Howard Zemsky, head of the Empire State Development Corp., defended Start-Up NY before the Assembly panel.

"I don’t acknowledge that there are any inaccurate numbers," Zemsky replied.

Who’s right? We took a closer look. Did the Start-Up NY report inflate job claims by double counting many of the jobs?

What’s a net new job?

Start-Up NY offers businesses tax relief for 10 years when they locate or expand on or near a participating college campus.

The state must publish an annual report on the program’s progress. This year’s report was tucked inside an omnibus report of other state incentive programs called the Business Incentives Report. The section on Start-Up NY takes less than three pages. Last year’s report was a 14-page document. This year’s report offers little guidance on how to interpret the information in the report other than a few footnotes and a set of unidentified appendices.

Understanding the report requires knowing the state’s definition of a ‘net new job.’ It’s not just any job created during the year. It must be a job that did not exist before the company joined the program. It has to be full time. It has to be filled for more than six months. Empire State Development counted 319 net new jobs in the report.

A separate part of the report shows jobs created at any point during the calendar year. No six-month requirement applies to this count. That means any job filled in the second half of 2015 was counted in this number - but not included in the net new job count because it did not reach the six month mark by the end of the year. By that way of counting, the state reported 332 jobs created in 2015.

Counting the jobs

So the 319 net new jobs in the report are jobs filled at any point during the 2014 calendar year or in the first half of 2015. The 332 jobs created are new, full-time positions companies reported creating during the entire 2015 calendar year.

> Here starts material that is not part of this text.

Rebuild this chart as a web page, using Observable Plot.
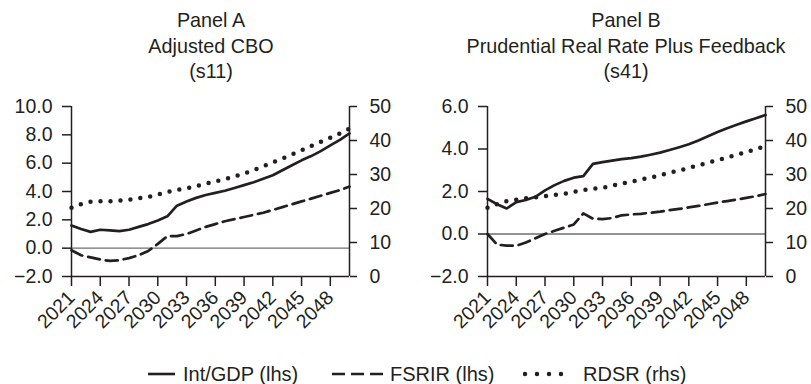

We reached out to Liazon Corp., which expanded in Buffalo under Start-Up NY. Liazon confirmed this is its explanation for why it reported more net new jobs than jobs created in 2015.

Our ruling

Schimminger said at an economic development hearing in Albany that Empire State Development reported "wrong numbers from the companies" in Start-Up NY. So the report included "a significant number of overcounts in the compilation," he said.

Empire State Development did not provide guidance on how to read the report, so anyone not privy to state definitions of certain terms may have come to the same conclusion as the assembly member. Schimminger, of course, is not just anyone. Schimminger served as chairman of the Assembly's small business committee from 1985 until 1997, when he was named chairman of the Assembly Standing Committee on Economic Development, Job Creation, Commerce and Industry. A closer look at the law explains how the numbers are reported.

We rate Schimminger’s claim as False.